With a view to curbing inadvertent trades in the securities of a listed entity during the trading window closure period (Blackout Period), the Securities and Exchange Board of India (SEBI) has introduced a circular dated 5 August 2022 (SEBI Circular) through which it intends to freeze the permanent account number (PAN) of designated persons (DP(s)), thereby restricting them from trading during the Blackout Period. As per the insider trading laws, all persons as part of a listed entity who are perpetually in possession of unpublished price sensitive information (USPI) are considered as a DP of the listed entity. The SEBI Circular would come in effect on 30 September 2022.

Set out below is our analysis and comments on the SEBI Circular.


Insider trading in normal parlance refers to buying and selling of, or otherwise dealing in, securities of a listed entity when a person is in possession of the UPSI of the said entity. Under the SEBI (Prohibition of Insider Trading) Regulations, 2015 (PIT Regulations), no insider (defined to mean a connected person, or a person in possession of UPSI) is allowed to trade in securities that are listed when in possession of UPSI. However, various persons associated with a listed entity or otherwise concerned with the affairs of the listed entity are in possession of UPSI during certain periods. Knowledge of such information puts such persons in an advantageous position over the general public while trading in securities of the said listed entity.

In order to create a symmetry of information in the market, SEBI had introduced the concept of Blackout Period. Accordingly, the compliance officer has an authority to close the trading window i.e., restrict DP(s) from trading in the securities of the listed entity, when the compliance officer is of the understanding that a DP can reasonably be expected to be in possession of USPI. Further, it is mandatory for the compliance officer to close the trading window at the end of every quarter until 48 hours after declaration of the financial results.

However, SEBI in the recent past had observed a lot of instances whereby trades were inadvertently executed during the Blackout Period either due to ignorance of law on the part of the DPs or due to a bona fide oversight by the DPs. Recently, SEBI passed a series of orders in the matter of Titan Companies Limited where a DP had executed inadvertent trades during the Blackout Period. The Adjudicating Officer of SEBI on taking into account the submissions of the DP found him guilty of violating Clause 4 of Schedule B read with Regulation 9(1) of the PIT Regulations and levied a penalty of INR 2,00,000 for the same.

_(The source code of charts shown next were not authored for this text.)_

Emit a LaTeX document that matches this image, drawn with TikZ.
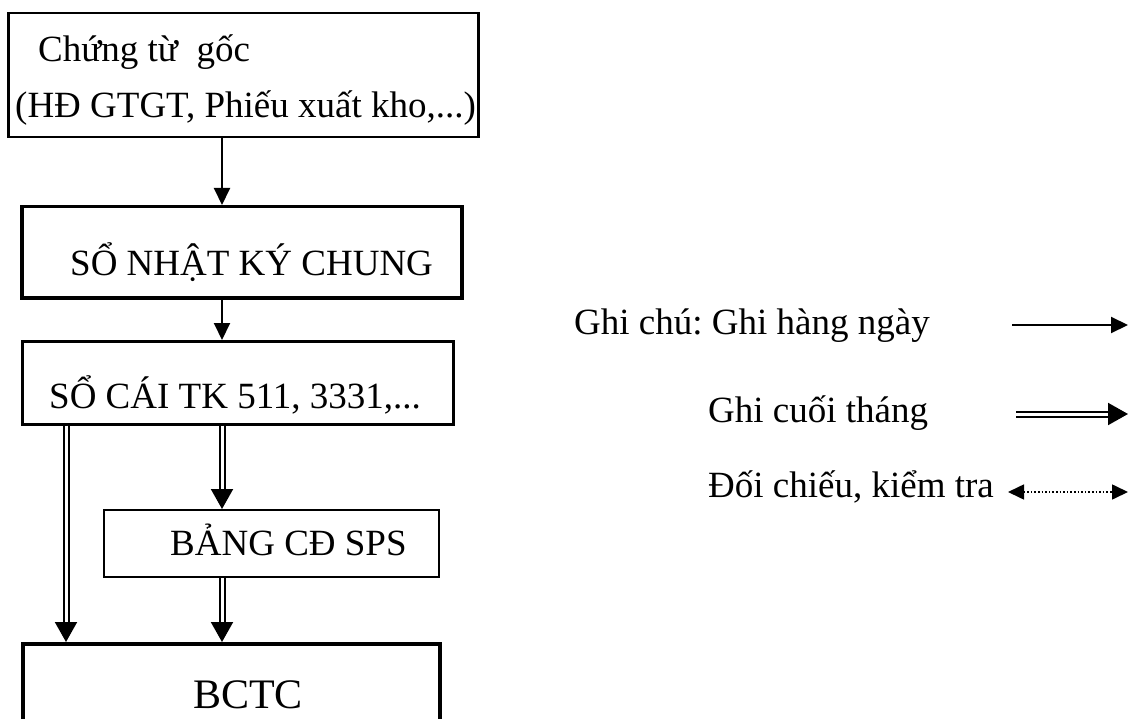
\documentclass[tikz,border=0pt]{standalone}
\usepackage{fontspec}
\setmainfont{Liberation Serif}
\usetikzlibrary{arrows.meta}
\frenchspacing
\begin{document}
\begin{tikzpicture}[x=1pt,y=-1pt,
  box/.style={draw, line width=#1, inner sep=0pt, anchor=north west},
  box/.default=2.5pt,
  txt/.style={anchor=base west, inner sep=0pt, font=\fontsize{37}{44}\selectfont},
  daily/.style={line width=2pt, -{Triangle[length=17pt,width=16pt]}},
  monthly/.style={double, double distance=3pt, line width=2pt, -{Triangle[length=20pt,width=22pt]}},
  check/.style={line width=1.6pt, dotted, {Triangle[length=16pt,width=15pt]}-{Triangle[length=16pt,width=15pt]}}]
\useasboundingbox (0,0) rectangle (1134,719);
\clip (0,0) rectangle (1134,719);

% boxes of the flow
\node[box=2.5pt, minimum width=470pt, minimum height=124pt] (b1) at (7,12) {};
\node[box=3.5pt, minimum width=440pt, minimum height=91pt] (b2) at (20,205) {};
\node[box=2.5pt, minimum width=431pt, minimum height=83pt] (b3) at (21,340) {};
\node[box=2.2pt, minimum width=335pt, minimum height=67pt] (b4) at (103,509) {};
\node[box=3.5pt, minimum width=417pt, minimum height=120pt] (b5) at (21,642) {};

% texts of the flow
\node[txt] (t1a) at (38,62) {Chứng từ\ \ gốc};
\node[txt] (t1b) at (15,118) {(HĐ GTGT, Phiếu xuất kho,...)};
\node[txt] (t2) at (70,275) {SỔ NHẬT KÝ CHUNG};
\node[txt] (t3) at (49,408) {SỔ CÁI TK 511, 3331,...};
\node[txt] (t4) at (170,555) {BẢNG CĐ SPS};
\node[txt, font=\fontsize{42}{50}\selectfont] (t5) at (193,708) {BCTC};

% connectors
\draw[daily] (b1.south west -| 222,0) -- (b2.north west -| 222,0);
\draw[daily] (b2.south west -| 222,0) -- (b3.north west -| 222,0);
\draw[monthly] (b3.south west -| 222,0) -- (b4.north west -| 222,0);
\draw[monthly] (b4.south west -| 222,0) -- (b5.north west -| 222,0);
\draw[monthly] (b3.south west -| 66,0) -- (b5.north west -| 66,0);

% legend
\node[txt] (l1) at (574,334) {Ghi chú: Ghi hàng ngày};
\node[txt] (l2) at (708,422) {Ghi cuối tháng};
\node[txt] (l3) at (708,497) {Đối chiếu, kiểm tra};
\coordinate (a1s) at (1012,325); \coordinate (a1e) at (1128,325);
\coordinate (a2s) at (1016,414); \coordinate (a2e) at (1128,414);
\coordinate (a3s) at (1008,492); \coordinate (a3e) at (1128,492);
\draw[daily] (a1s) -- (a1e);
\draw[monthly] (a2s) -- (a2e);
\draw[check] (a3s) -- (a3e);
\end{tikzpicture}
\end{document}
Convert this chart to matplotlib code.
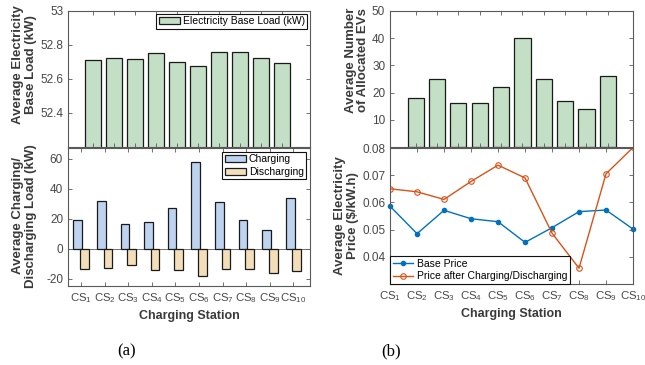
import numpy as np
import matplotlib
matplotlib.use('Agg')
import matplotlib.pyplot as plt

plt.rcParams['font.family'] = ['Liberation Sans', 'DejaVu Sans']
plt.rcParams['mathtext.fontset'] = 'custom'
plt.rcParams['mathtext.rm'] = 'Liberation Sans'
plt.rcParams['mathtext.it'] = 'Liberation Sans'

# data
stations = [1, 2, 3, 4, 5, 6, 7, 8, 9, 10]
tick_labels = [rf'CS$_{{{i}}}$' for i in stations]
base_load = [52.709, 52.726, 52.717, 52.750, 52.700, 52.676, 52.757, 52.759, 52.726, 52.693]
charging = [19.0, 31.8, 16.3, 17.4, 26.9, 57.8, 31.3, 19.2, 12.4, 34.0]
discharging = [-13.5, -12.8, -10.8, -14.6, -14.6, -18.1, -13.5, -13.5, -16.6, -15.2]
num_evs = [18, 25, 16, 16, 22, 40, 25, 17, 14, 26]
base_price = [0.0586, 0.0485, 0.0571, 0.0540, 0.0529, 0.0453, 0.0507, 0.0566, 0.0572, 0.0502]
price_after = [0.0650, 0.0639, 0.0611, 0.0677, 0.0737, 0.0690, 0.0487, 0.0358, 0.0705, 0.0802]

GREEN = '#c3dfc5'
BLUE_BAR = '#bdd3ef'
TAN_BAR = '#f3deb9'
EDGE = '#1a1a1a'
FRAME = '#5a5a5a'
TXT = '#474747'
LBL = '#3a3a3a'


def style(ax):
    for s in ax.spines.values():
        s.set_color(FRAME)
        s.set_linewidth(0.8)
    ax.tick_params(direction='in', length=3, width=0.6, colors=FRAME,
                   labelcolor=TXT, labelsize=8.5, top=True, right=True)
    ax.tick_params(axis='x', labelsize=8.2)


def yticks(ax, ticks):
    ax.set_yticks(ticks, labels=[f'{t:g}' for t in ticks])


def ylabel(ax, text, x, y, ls=1.15):
    ax.set_ylabel(text, fontsize=9.5, fontweight='bold', color=LBL,
                  va='center', linespacing=ls)
    ax.yaxis.set_label_coords(x, y)


def leg(ax, **kw):
    lg = ax.legend(fontsize=7.5, fancybox=False, framealpha=1, edgecolor='#111111',
                   handlelength=2.0, handletextpad=0.3, borderpad=0.25,
                   labelspacing=0.25, **kw)
    lg.get_frame().set_linewidth(0.8)
    return lg


fig = plt.figure(figsize=(6.45, 3.65), dpi=100)
ax_tl = fig.add_axes([0.1054, 0.5973, 0.3752, 0.3726])
ax_bl = fig.add_axes([0.1054, 0.2164, 0.3752, 0.3781])
ax_tr = fig.add_axes([0.6047, 0.5973, 0.3767, 0.3726])
ax_br = fig.add_axes([0.6047, 0.2219, 0.3767, 0.3726])

# (a) top: base load
ax_tl.bar(stations, base_load, width=0.75, color=GREEN, edgecolor=EDGE,
          linewidth=0.9, label='Electricity Base Load (kW)')
ax_tl.set_xlim(-0.18, 11.32)
ax_tl.set_ylim(52.2, 53)
yticks(ax_tl, [52.4, 52.6, 52.8, 53])
ax_tl.set_xticks(stations, labels=[])
style(ax_tl)
ylabel(ax_tl, 'Average Electricity\nBase Load (kW)', -0.18, 0.607)
leg(ax_tl, loc='upper right', borderaxespad=0.25)

# (a) bottom: charging / discharging
x = np.array(stations)
ax_bl.bar(x - 0.14, charging, width=0.37, color=BLUE_BAR, edgecolor=EDGE,
          linewidth=0.9, label='Charging')
ax_bl.bar(x + 0.14, discharging, width=0.37, color=TAN_BAR, edgecolor=EDGE,
          linewidth=0.9, label='Discharging')
ax_bl.axhline(0, color=FRAME, lw=0.6, zorder=0.5)
ax_bl.set_xlim(0.45, 10.7)
ax_bl.set_ylim(-25, 67)
yticks(ax_bl, [-20, 0, 20, 40, 60])
ax_bl.set_xticks(stations, labels=tick_labels)
style(ax_bl)
ax_bl.set_xlabel('Charging Station', fontsize=9, fontweight='bold', color=LBL, labelpad=4)
ylabel(ax_bl, 'Average Charging/\nDischarging Load (kW)', -0.18, 0.51)
leg(ax_bl, loc='upper right', borderaxespad=0.35)

# (b) top: number of EVs
ax_tr.bar(stations, num_evs, width=0.76, color=GREEN, edgecolor=EDGE, linewidth=0.9)
ax_tr.set_xlim(-0.2, 11.18)
ax_tr.set_ylim(0, 50)
yticks(ax_tr, [10, 20, 30, 40, 50])
ax_tr.set_xticks(stations, labels=[])
style(ax_tr)
ylabel(ax_tr, 'Average Number\nof Allocated EVs', -0.138, 0.64, ls=1.0)

# (b) bottom: prices
ax_br.plot(stations, base_price, color='#0072BD', lw=1, marker='.', ms=6,
           label='Base Price', clip_on=False)
ax_br.plot(stations, price_after, color='#D95319', lw=1, marker='o', ms=4,
           mfc='none', mew=0.8, label='Price after Charging/Discharging')
ax_br.set_xlim(1, 10)
ax_br.set_ylim(0.03, 0.08)
yticks(ax_br, [0.04, 0.05, 0.06, 0.07, 0.08])
ax_br.set_xticks(stations, labels=tick_labels)
style(ax_br)
ax_br.set_xlabel('Charging Station', fontsize=9, fontweight='bold', color=LBL, labelpad=4)
ylabel(ax_br, 'Average Electricity\nPrice ($/kW.h)', -0.18, 0.505)
lg = leg(ax_br, loc='lower left', borderaxespad=0)
lg.set_zorder(5)

fig.text(0.196, 0.038, '(a)', family='Liberation Serif', fontsize=12, ha='center', va='center')
fig.text(0.607, 0.038, '(b)', family='Liberation Serif', fontsize=12, ha='center', va='center')

fig.savefig('out.png', dpi=100)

Therefore, to rationalize the compliance requirement with respect to trading window closure and to prevent inadvertent non-compliance of the same, SEBI has introduced a system whereby PAN of every DP would be frozen by the depositories to restrict a DP from trading during the Blackout Period. Therefore, a DP will be unable to trade during the Blackout Period as their PAN would be frozen.

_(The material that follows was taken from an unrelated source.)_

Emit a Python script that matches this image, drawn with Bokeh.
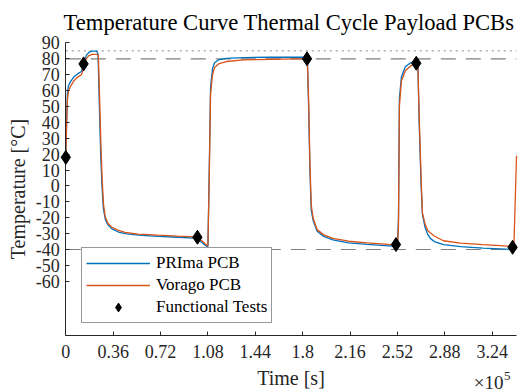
from bokeh.plotting import figure
from bokeh.models import Range1d, FixedTicker, Label, Legend, LegendItem
from bokeh.embed import file_html
from bokeh.resources import INLINE

# time in units of 1e5 s
time_prima = [0.000, 0.006, 0.012, 0.020, 0.035, 0.060, 0.090, 0.118, 0.128, 0.140,
              0.155, 0.175, 0.200, 0.235, 0.245, 0.255, 0.265, 0.275, 0.285, 0.300,
              0.320, 0.350, 0.400, 0.450, 0.550, 0.700, 0.850, 0.980, 1.000, 1.040,
              1.070, 1.080, 1.090, 1.100, 1.115, 1.130, 1.160, 1.220, 1.350, 1.550,
              1.750, 1.835, 1.845, 1.855, 1.865, 1.880, 1.910, 1.960, 2.030, 2.150,
              2.290, 2.450, 2.520, 2.528, 2.535, 2.550, 2.580, 2.620, 2.660, 2.675,
              2.685, 2.700, 2.710, 2.730, 2.750, 2.770, 2.800, 2.870, 3.000, 3.170,
              3.300, 3.395]
temp_prima = [18, 40, 58, 63, 65.5, 68.5, 70.5, 72, 74, 78.5,
              82, 84, 84.8, 84.8, 83, 50, 20, 0, -14, -21,
              -24.5, -27, -29, -30, -31, -31.8, -32.3, -32.8, -33.2, -36,
              -38, -38.2, 10, 62, 74, 77.5, 79.3, 80.3, 80.8, 81,
              81, 81, 50, 10, -15, -22, -28.5, -31.8, -34, -35.8,
              -36.8, -37.7, -38.1, -20, 55, 68.5, 75, 77.5, 78.5, 78,
              40, 0, -18, -26, -30.5, -33, -35, -37, -38.2, -39.2,
              -39.6, -40]

time_vorago = [0.000, 0.006, 0.012, 0.020, 0.035, 0.060, 0.090, 0.118, 0.128, 0.140,
               0.155, 0.175, 0.200, 0.235, 0.247, 0.257, 0.267, 0.277, 0.287, 0.300,
               0.320, 0.350, 0.400, 0.450, 0.550, 0.700, 0.850, 0.980, 1.000, 1.040,
               1.070, 1.080, 1.090, 1.100, 1.115, 1.130, 1.160, 1.220, 1.350, 1.550,
               1.750, 1.835, 1.845, 1.855, 1.865, 1.880, 1.910, 1.960, 2.030, 2.150,
               2.290, 2.450, 2.520, 2.528, 2.535, 2.550, 2.580, 2.620, 2.660, 2.675,
               2.685, 2.700, 2.710, 2.730, 2.750, 2.770, 2.800, 2.870, 3.000, 3.170,
               3.300, 3.395, 3.405, 3.425]
temp_vorago = [18, 38, 54, 59.5, 62.5, 66, 68.5, 70, 72, 76.5,
               80, 82, 82.8, 82.8, 82.5, 55, 25, 3, -12, -19.5,
               -23.5, -26, -28, -29.2, -30.3, -31, -31.6, -32, -32.4, -35,
               -37.2, -37.5, 5, 58, 70, 74.5, 76.8, 78.3, 79.3, 79.7,
               79.9, 80, 55, 15, -12, -20.5, -27.5, -30.8, -33, -34.8,
               -35.8, -36.8, -37.2, -25, 50, 66, 72.5, 75.5, 77, 77,
               45, 5, -17, -24, -28, -29.5, -31.5, -34.5, -36, -37,
               -37.6, -38.2, -38, 19]

test_time = [0.0, 0.135, 1.0, 1.833, 2.509, 2.663, 3.395]
test_temp = [18, 76.8, -32.3, 80, -36.9, 77.2, -38.6]

limit_time = [0.0, 3.425]
limit_dotted = [85, 85]
limit_upper = [80, 80]
limit_lower = [-40, -40]

x_ticks = [0, 0.36, 0.72, 1.08, 1.44, 1.8, 2.16, 2.52, 2.88, 3.24]
x_tick_labels = ["0", "0.36", "0.72", "1.08", "1.44", "1.8", "2.16", "2.52", "2.88", "3.24"]
y_ticks = [90, 80, 70, 60, 50, 40, 30, 20, 10, 0, -10, -20, -30, -40, -50, -60]
y_tick_labels = ["90", "80", "70", "60", "50", "40", "30", "20", "10", "0",
                 "-10", "-20", "-30", "-40", "-50", "-60"]
x_axis_limits = (0.0, 3.425)
y_axis_limits = (-94, 90)

SERIF = "Liberation Serif"
AX = "#262626"

# The frame fills the whole canvas; both axes sit at fixed data locations inside it,
# so the title and the exponent texts are not clipped.
p = figure(width=523, height=392, output_backend="svg", toolbar_location=None,
           x_range=Range1d(-0.4962, 3.478), y_range=Range1d(-130.0, 116.7),
           min_border_left=0, min_border_right=0, min_border_top=0, min_border_bottom=0)
p.outline_line_color = None
p.xgrid.grid_line_color = None
p.ygrid.grid_line_color = None
p.background_fill_color = "white"
p.border_fill_color = "white"

for ax in (p.xaxis[0], p.yaxis[0]):
    ax.axis_line_color = AX
    ax.major_tick_line_color = AX
    ax.major_tick_in = 4
    ax.major_tick_out = 0
    ax.minor_tick_line_color = None
    ax.major_label_text_font = SERIF
    ax.major_label_text_color = AX
    ax.major_label_text_font_size = "18px"
    ax.axis_label_text_font = SERIF
    ax.axis_label_text_font_style = "normal"
    ax.axis_label_text_color = AX
    ax.axis_label_text_font_size = "20px"

p.xaxis.fixed_location = y_axis_limits[0]
p.xaxis.bounds = x_axis_limits
p.xaxis.ticker = FixedTicker(ticks=x_ticks)
p.xaxis.major_label_overrides = dict(zip(x_ticks, x_tick_labels))
p.xaxis.major_label_standoff = 10
p.xaxis.axis_label = "Time [s]"
p.xaxis.axis_label_standoff = 5

p.yaxis.fixed_location = x_axis_limits[0]
p.yaxis.bounds = y_axis_limits
p.yaxis.ticker = FixedTicker(ticks=y_ticks)
p.yaxis.major_label_overrides = dict(zip(y_ticks, y_tick_labels))
p.yaxis.major_label_standoff = 6
p.yaxis.axis_label = "Temperature [°C]"
p.yaxis.axis_label_standoff = 4

p.line(limit_time, limit_dotted, line_color="#808080", line_width=1, line_dash="2 4")
p.line(limit_time, limit_upper, line_color="#808080", line_width=1.2, line_dash="15 10")
p.line(limit_time, limit_lower, line_color="#808080", line_width=1.2, line_dash="15 10")

r_prima = p.line(time_prima, temp_prima, line_color="#0072BD", line_width=1.3)
r_vorago = p.line(time_vorago, temp_vorago, line_color="#D95319", line_width=1.3)
r_tests = p.scatter(test_time, test_temp, marker="diamond", size=14,
                    fill_color="black", line_color="black")
r_tests.level = "overlay"

legend = Legend(items=[LegendItem(label="PRIma PCB", renderers=[r_prima]),
                       LegendItem(label="Vorago PCB", renderers=[r_vorago]),
                       LegendItem(label="Functional Tests", renderers=[r_tests])],
                location=(81, 69))
legend.label_text_font = SERIF
legend.label_text_font_size = "17px"
legend.label_text_color = "black"
legend.glyph_width = 64
legend.glyph_height = 22
legend.label_height = 22
legend.label_standoff = 6
legend.padding = 4
legend.spacing = 0
legend.margin = 0
legend.border_line_color = "#333333"
legend.border_line_width = 1
legend.background_fill_color = "white"
legend.background_fill_alpha = 1
p.add_layout(legend)

title = Label(x=1.696, y=103.0, text="Temperature Curve Thermal Cycle Payload PCBs",
              text_align="center", text_baseline="alphabetic",
              text_font=SERIF, text_font_size="22.6px", text_color="black")
p.add_layout(title)

exp_base = Label(x=3.326, y=-124.0, text="×10", text_align="right", text_baseline="alphabetic",
                 text_font=SERIF, text_font_size="19px", text_color=AX)
exp_pow = Label(x=3.330, y=-119.9, text="5", text_align="left", text_baseline="alphabetic",
                text_font=SERIF, text_font_size="13px", text_color=AX)
p.add_layout(exp_base)
p.add_layout(exp_pow)

open("out.html", "w").write(file_html(p, INLINE))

Initially, the SEBI Circular will only be applicable on declaration of financial results of listed entities that are or were part of the benchmark indices i.e., NIFTY 50 and SENSEX.

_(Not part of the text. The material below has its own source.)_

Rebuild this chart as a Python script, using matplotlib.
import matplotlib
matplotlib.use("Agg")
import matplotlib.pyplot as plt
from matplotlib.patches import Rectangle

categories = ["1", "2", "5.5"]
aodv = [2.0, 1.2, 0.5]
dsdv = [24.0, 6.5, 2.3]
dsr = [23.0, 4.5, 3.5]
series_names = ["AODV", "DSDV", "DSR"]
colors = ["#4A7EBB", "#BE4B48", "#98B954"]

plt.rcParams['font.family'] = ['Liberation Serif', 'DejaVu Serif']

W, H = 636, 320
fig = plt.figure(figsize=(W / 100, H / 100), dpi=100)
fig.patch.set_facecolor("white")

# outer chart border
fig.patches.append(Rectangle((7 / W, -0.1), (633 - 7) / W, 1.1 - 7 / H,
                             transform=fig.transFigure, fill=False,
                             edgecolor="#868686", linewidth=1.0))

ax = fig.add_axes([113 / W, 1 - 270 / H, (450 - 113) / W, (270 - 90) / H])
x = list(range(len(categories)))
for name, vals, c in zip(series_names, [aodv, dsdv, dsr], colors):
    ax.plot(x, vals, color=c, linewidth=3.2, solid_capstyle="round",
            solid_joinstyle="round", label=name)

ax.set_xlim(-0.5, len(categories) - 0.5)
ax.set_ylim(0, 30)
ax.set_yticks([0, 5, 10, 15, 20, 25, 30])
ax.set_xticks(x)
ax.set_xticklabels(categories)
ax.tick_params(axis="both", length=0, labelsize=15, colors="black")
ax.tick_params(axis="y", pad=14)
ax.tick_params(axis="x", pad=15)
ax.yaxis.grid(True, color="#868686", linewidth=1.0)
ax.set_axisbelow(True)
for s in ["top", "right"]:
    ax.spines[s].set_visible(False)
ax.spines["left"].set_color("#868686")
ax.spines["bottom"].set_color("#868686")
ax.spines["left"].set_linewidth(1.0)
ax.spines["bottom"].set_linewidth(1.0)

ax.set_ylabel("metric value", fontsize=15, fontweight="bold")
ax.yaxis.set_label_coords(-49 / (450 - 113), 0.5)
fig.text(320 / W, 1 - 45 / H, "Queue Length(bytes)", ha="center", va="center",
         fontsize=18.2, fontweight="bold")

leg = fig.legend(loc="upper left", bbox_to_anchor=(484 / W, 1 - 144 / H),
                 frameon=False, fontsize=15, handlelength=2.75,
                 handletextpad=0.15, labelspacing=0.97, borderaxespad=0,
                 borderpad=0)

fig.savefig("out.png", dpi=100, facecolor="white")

Implementation of the system

  1. The designated depository (DD) (meaning an agent of a depository, which in turn is an institution or organization which holds the securities of an investor through the designated depositories and provides services in relation to these securities) will enable access to the listed entities on the portal/ platform which the DDs use for the purpose of system driven disclosure (SDD);
  2. On logging into the database, the DD will be able to auto-populate (i) name of the DPs; (ii) PAN of the DPs; and (iii) demat account number/ DP ID and client ID (for PAN exempt entities), as per the last updated information under the database used for SDD. The listed entities will be required to confirm the data procured by the DD and update the same if required;
  3. Further, the listed entity will be required to specify the commencement and the end date of the Blackout Period on the portal/platform, at least 2 trading days prior to the commencement of the Blackout Period. The DD would then provide all details received by it to the stock exchanges and other depositories at least one trading day prior to the commencement of the Blackout Period;
  4. The demat account of the DPs to be frozen will be identified by the depositories based on the PAN of the DPs. Based on this information, the depositories will restrict the DPs from executing off market transactions and creations of pledge. Further, on the basis of the data-received by the stock exchanges, it will restrict the on-market transactions of DPs in equity shares and equity derivative contracts for the entire Blackout Period;


The change introduced by the SEBI Circular should be seen as a welcome move as it will be beneficial in rationalizing compliance requirements with respect to trading window closure.

Further, we believe that SEBI has taken the right step to initially implement the system only for listed entities who are or were part of the benchmark indices as it would be much easier to try and test the system on a small portion of reputed entities before it is implemented on a large scale.

While there could still be some challenges in implementing the system, eventually this system will certainly strengthen the compliance under the PIT Regulations.